Eleanor Flegg: A history of Belleek china and the offshoots that sprang out of it
Ireland's Fine Arts, antiques and collectables column
A Parian ware model of "two ballet dancers after Degas" sold at Adam's for €9,500 in November 2006. It was a superb piece, 60cm high, full of movement and delicately modelled in the uncoloured Parian china associated with Ireland's Belleek. The piece was designed by Cyril Arnold, manager of Belleek Pottery Company, but never went into production. The design was considered too intricate even for Belleek.
The Arnold family had its own mini-dynasty in County Fermanagh. They came to Ireland in 1933, when Harry Arnold, who had previously worked for Copeland Spode, became general manager of Belleek. His son, Eric Arnold, became pottery manager in 1940. Eric's brother Cyril also worked for Belleek and went on to become general manager and production manager of the factory.
"My interest in the family started when I realised that they produced three CEOs of Belleek" says Matt McNulty, former chairman of Design Ireland. Cyril, in particular, was a very talented designer and his ideas were hugely influential on Belleek. Parian china is generally white, and resembles marble, but Cyril introduced some pieces in pastel colours. The Belleek 1949 catalogue boasted that: "A number of our clients may prefer Belleek China without the painting, as of old, but the remarkable increased demand for the new designs proves that they are irresistible to many."

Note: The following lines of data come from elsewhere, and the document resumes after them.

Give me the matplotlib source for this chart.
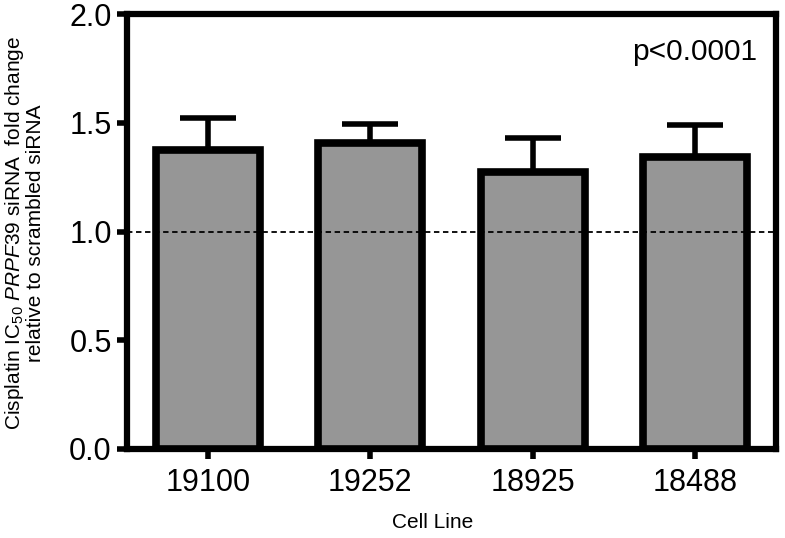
import matplotlib
matplotlib.use("Agg")
import matplotlib.pyplot as plt
import numpy as np

plt.rcParams['font.family'] = ['Liberation Sans', 'DejaVu Sans']
plt.rcParams['mathtext.fontset'] = 'custom'
plt.rcParams['mathtext.rm'] = 'Liberation Sans'
plt.rcParams['mathtext.it'] = 'Liberation Sans:italic'

cell_lines = ['19100', '19252', '18925', '18488']
fold_change = [1.377, 1.405, 1.274, 1.343]
sem = [0.145, 0.089, 0.156, 0.147]

fig = plt.figure(figsize=(7.85, 5.38), dpi=100)
ax = fig.add_axes([127 / 785, 1 - 449 / 538, 649 / 785, 435 / 538])

x = np.arange(len(cell_lines))
ax.bar(x, fold_change, width=0.64, color='#969696', edgecolor='black',
       linewidth=5.5, zorder=3)
ax.errorbar(x, fold_change, yerr=[np.zeros(len(sem)), sem], fmt='none',
            ecolor='black', elinewidth=4, capsize=20, capthick=4, zorder=2)
ax.axhline(1.0, color='black', linestyle=(0, (3, 2)), linewidth=1.3, zorder=4)

ax.set_xlim(-0.5, 3.5)
ax.set_ylim(0, 2.0)
ax.set_yticks([0, 0.5, 1.0, 1.5, 2.0])
ax.set_yticklabels(['0.0', '0.5', '1.0', '1.5', '2.0'])
ax.set_xticks(x)
ax.set_xticklabels(cell_lines)

for s in ax.spines.values():
    s.set_linewidth(4.5)
ax.tick_params(axis='both', width=4, length=7, labelsize=22, direction='out')
ax.tick_params(axis='x', pad=7)
ax.tick_params(axis='y', pad=4)

ax.set_xlabel('Cell Line', fontsize=15)
ax.xaxis.set_label_coords(0.471, -0.148)
fig.text(24 / 785, 1 - 233 / 538,
         'Cisplatin IC$_{50}$ $\\mathit{PRPF39}$ siRNA  fold change\nrelative to scrambled siRNA',
         rotation=90, ha='center', va='center', fontsize=15, linespacing=1.0)
ax.text(0.971, 0.913, 'p<0.0001', transform=ax.transAxes, ha='right', va='center',
        fontsize=21.5)

fig.savefig('out.png', dpi=100)
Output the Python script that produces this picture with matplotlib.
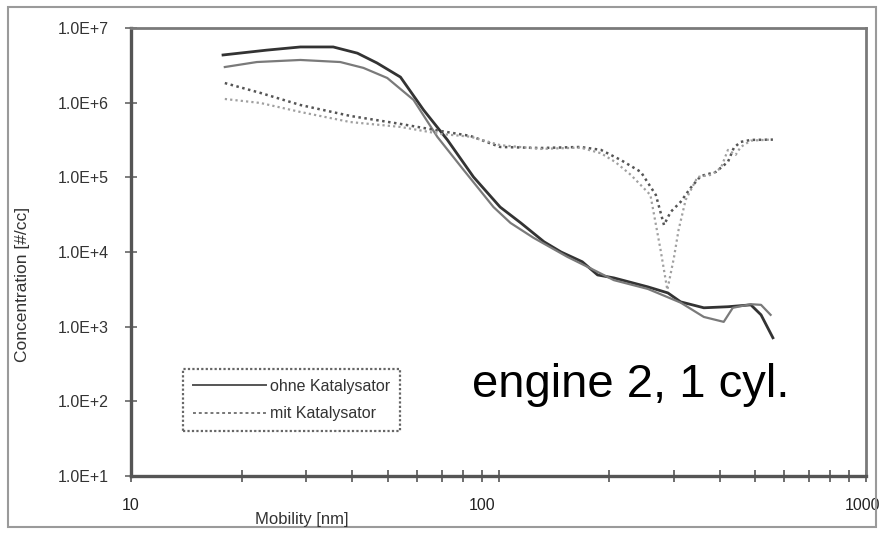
import numpy as np
import matplotlib.pyplot as plt
import matplotlib.transforms as mtransforms
from matplotlib.patches import Rectangle
from matplotlib.ticker import LogLocator, FixedLocator, NullFormatter

# particle size distributions, mobility diameter [nm] vs concentration [#/cc]
ohne1_d = [17.8, 23.4, 28.9, 35.5, 41.3, 46.7, 54.1, 62.5, 72.6, 85.5, 101, 115, 133,
           148, 169, 186, 206, 255, 289, 313, 362, 421, 486, 518, 558]
ohne1_c = [4.35e6, 5.05e6, 5.57e6, 5.57e6, 4.6e6, 3.4e6, 2.2e6, 8.0e5, 3.17e5, 1.01e5,
           4.0e4, 2.45e4, 1.37e4, 1.0e4, 7.4e3, 4.93e3, 4.5e3, 3.41e3, 2.83e3, 2.15e3,
           1.79e3, 1.85e3, 1.96e3, 1.44e3, 7.1e2]

ohne2_d = [18.0, 22.0, 28.9, 37.1, 42.9, 49.8, 58.7, 68.2, 80.3, 96.9, 107.8, 124.5,
           154, 175, 206, 255, 313, 362, 410, 434, 486, 518, 550]
ohne2_c = [3.0e6, 3.5e6, 3.73e6, 3.5e6, 2.92e6, 2.14e6, 1.09e6, 3.47e5, 1.26e5, 4.0e4,
           2.45e4, 1.55e4, 8.6e3, 6.3e3, 4.2e3, 3.2e3, 2.1e3, 1.35e3, 1.16e3, 1.79e3,
           2.0e3, 1.96e3, 1.44e3]

mit1_d = [18.0, 22.5, 28.9, 39.5, 54.1, 69.5, 83.9, 101, 130, 167, 190, 215, 244, 268,
          282, 294, 313, 333, 355, 390, 421, 437, 456, 486, 558]
mit1_c = [1.83e6, 1.35e6, 9.3e5, 6.64e5, 5.19e5, 4.18e5, 3.58e5, 2.55e5, 2.47e5, 2.55e5,
          2.33e5, 1.71e5, 1.18e5, 5.8e4, 2.3e4, 3.44e4, 4.69e4, 7.2e4, 1.04e5, 1.18e5,
          1.61e5, 2.5e5, 2.98e5, 3.17e5, 3.2e5]

mit2_d = [18.0, 22.5, 28.9, 39.5, 54.1, 69.5, 83.9, 101, 130, 167, 190, 208, 229, 259,
          276, 288, 300, 309, 323, 348, 379, 403, 421, 442, 456, 486, 550]
mit2_c = [1.12e6, 9.9e5, 7.5e5, 5.5e5, 4.73e5, 3.81e5, 3.5e5, 2.7e5, 2.4e5, 2.5e5,
          2.1e5, 1.6e5, 1.08e5, 5.8e4, 1.07e4, 3.11e3, 8.3e3, 1.98e4, 4.98e4, 1.01e5,
          1.08e5, 1.34e5, 2.33e5, 2.0e5, 2.55e5, 3.1e5, 3.2e5]

y_ticks = [1e1, 1e2, 1e3, 1e4, 1e5, 1e6, 1e7]
y_labels = ["1.0E+1", "1.0E+2", "1.0E+3", "1.0E+4", "1.0E+5", "1.0E+6", "1.0E+7"]
x_ticks = [10, 100, 1000]
x_labels = ["10", "100", "1000"]

plt.rcParams['font.family'] = ['Liberation Sans', 'DejaVu Sans']

fig = plt.figure(figsize=(8.81, 5.33), dpi=100)
ax = fig.add_axes([0.1487, 0.1069, 0.8343, 0.8406])

ax.plot(ohne1_d, ohne1_c, color='#333333', lw=2.0, solid_joinstyle='round')
ax.plot(ohne2_d, ohne2_c, color='#7a7a7a', lw=1.6)
ax.plot(mit1_d, mit1_c, color='#555555', lw=1.8, linestyle=(0, (1, 1.4)))
ax.plot(mit2_d, mit2_c, color='#a0a0a0', lw=1.6, linestyle=(0, (1, 1.4)))

ax.set_xscale('log')
ax.set_yscale('log')
ax.set_xlim(10, 1000)
ax.set_ylim(1e1, 1e7)

ax.yaxis.set_major_locator(FixedLocator(y_ticks))
ax.set_yticklabels(y_labels)
ax.yaxis.set_minor_locator(FixedLocator([]))
ax.xaxis.set_major_locator(FixedLocator(x_ticks))
ax.set_xticklabels([])
ax.xaxis.set_minor_locator(LogLocator(base=10, subs=np.arange(2, 10)))
ax.xaxis.set_minor_formatter(NullFormatter())

ax.tick_params(axis='y', which='major', direction='inout', length=8, width=1.2,
               color='#666666', labelsize=11.5, labelcolor='#333333', pad=12)
ax.tick_params(axis='x', which='both', direction='inout', length=8, width=1.2,
               color='#555555')

# x tick labels placed by hand: "100" sits left of its tick, "1000" runs to the edge
xlab_trans = mtransforms.blended_transform_factory(ax.transData, ax.transAxes)
x_shift = [0, -16, -4]
x_align = ['center', 'center', 'center']
for xv, txt, dx, ha in zip(x_ticks, x_labels, x_shift, x_align):
    tr = mtransforms.offset_copy(xlab_trans, fig=fig, x=dx, y=0, units='dots')
    ax.text(xv, -0.065, txt, transform=tr, ha=ha, va='center',
            fontsize=11.5, color='#222222', clip_on=False)

for side in ['left', 'bottom']:
    ax.spines[side].set_color('#555555')
    ax.spines[side].set_linewidth(2.4)
for side in ['top', 'right']:
    ax.spines[side].set_color('#7a7a7a')
    ax.spines[side].set_linewidth(2.0)

fig.text(0.025, 0.467, "Concentration [#/cc]", rotation=90, ha='center', va='center',
         fontsize=12.5, color='#333333')
fig.text(0.343, 0.025, "Mobility [nm]", ha='center', va='center',
         fontsize=12, color='#333333')

ax.text(0.5356, 0.2777, "engine 2, 1 cyl.", transform=fig.transFigure,
        ha='left', va='center', fontsize=34, color='black')

# legend entries built from proxy lines matching the two line styles
h1, = ax.plot([], [], color='#555555', lw=1.4)
h2, = ax.plot([], [], color='#777777', lw=1.4, linestyle=(0, (1.5, 1.5)))
leg = ax.legend([h1, h2], ["ohne Katalysator", "mit Katalysator"],
                loc='upper left', bbox_to_anchor=(0.2077, 0.3077),
                bbox_transform=fig.transFigure, borderaxespad=0,
                fontsize=11.5, handlelength=4.6, handletextpad=0.25,
                borderpad=0.6, labelspacing=0.8, fancybox=False, framealpha=1,
                edgecolor='#666666')
leg.get_frame().set_linewidth(1.6)
leg.get_frame().set_linestyle((0, (1, 1)))
for t in leg.get_texts():
    t.set_color('#333333')

# outer border of the chart area
fig.patches.append(Rectangle((8 / 881, 1 - 527 / 533), 868 / 881, 520 / 533,
                             transform=fig.transFigure, fill=False,
                             edgecolor='#9a9a9a', lw=1.5))

fig.savefig('out.png', dpi=100)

On his retirement from Belleek in the 1970s, Cyril Arnold started his own pottery in the popular holiday resort of Bundoran. "The vast majority of the stuff that he made would have been for the holiday-makers, but he also made more serious artwork," McNulty says. Rare, and potentially of interest to collectors, Bundoran Pottery the kind of thing that might lurk undetected at the back of the china cabinet. Pieces are marked on the base as "Bundoran China" or sometimes "Donegal China".
Bundoran China was one of several offshoots from Belleek. "A lot of good came out of these factories," McNulty says. "Almost everyone in the locality would have worked there at some stage, even if it was just a holiday job." Belleek created a lot of skill and many of its former employees found work in the smaller potteries that sprouted up on the other side of the Border. Among them was Donegal Parian China, made with Irish rose and trailing shamrock designs in Ballyshannon, County Donegal, from the mid-1980s until 2005, when it was taken over by Belleek. Celtic Weave China also had a factory in Ballyshannon between 1985 and 2018.
"When Sybil Connolly was asked to design an Easter Egg for Tiffany & Co, she came to Donegal looking for someone who had the skill to make it," says McNulty. He introduced her to Tom Daly of Celtic Weave China, who went on to make Connolly's Tiffany Weave range in bone china. The egg-shaped trinket boxes can sell for up to €120. They can be identified by the mark on the base: "Designed by Sybil Connolly for Tiffany & Co. Made in Ireland. CWC." Other pieces from Donegal Parian China are still very accessible price-wise and will probably become more collectible in time.
Cyril Arnold's Bundoran China was more adventurous and modern. Adam's At Home sale, which took place on February 24, included ten lots from the Cyril Arnold Studio, where McNulty, a native of South Donegal, purchased them from Mrs Arnold after her husband's death. The pieces sold within their modest estimates, indicating that collectors are interested but that, at the moment, it's a buyer's market.
Some of the pieces were clearly experimental. An interesting Belleek-meets-Bauhaus flavour to a plain white "Donegal China" modernist vase, 17cm high, showed a "circular tapering baluster form, the body applied with variously shaped panels with textured surfaces." (Lot 282: est. €200 to €300; sold for €280)
Another modernist vase had a flowing rim and a wavy band of white against a black body. It was offered with a green and yellow octagonal vase, painted with a motif of leaves coming from a central stem that look like a precursor to Orla Kiely's signature pattern. (Lot 277: est. €200 to €300; sold for €200).
Other pieces were less obviously modernist. A trio of Bundoran China plates (Lot 279: est. €200 to €300; sold for €300) included two hand-painted with stylised starfish on yellow ground.
Adam's auction also included a pair of Bundoran China figurines (pictured). These tall elegant ladies in long dresses and wide-brimmed hats (Lot 375: €70 to €100; sold for €100). "From talking to his wife, I understand that he was trying to create a series of wedding figurines," says McNulty.
At its best, Arnold's work is exquisite (if not particularly fashionable). McNulty's favourite piece is a small group of three winged figures, reading a book beneath a blossomed branch. It's entitled "Fairy Tales - modelled and hand painted by Cyril Arnold, Bundoran China Ireland" and McNulty feels that it may have been inspired by illustrations by George Russell (AE). Arnold's fairy groups have come up at auction but rarely and not that recently. "It's not the kind of thing that you'd want to sell," he says.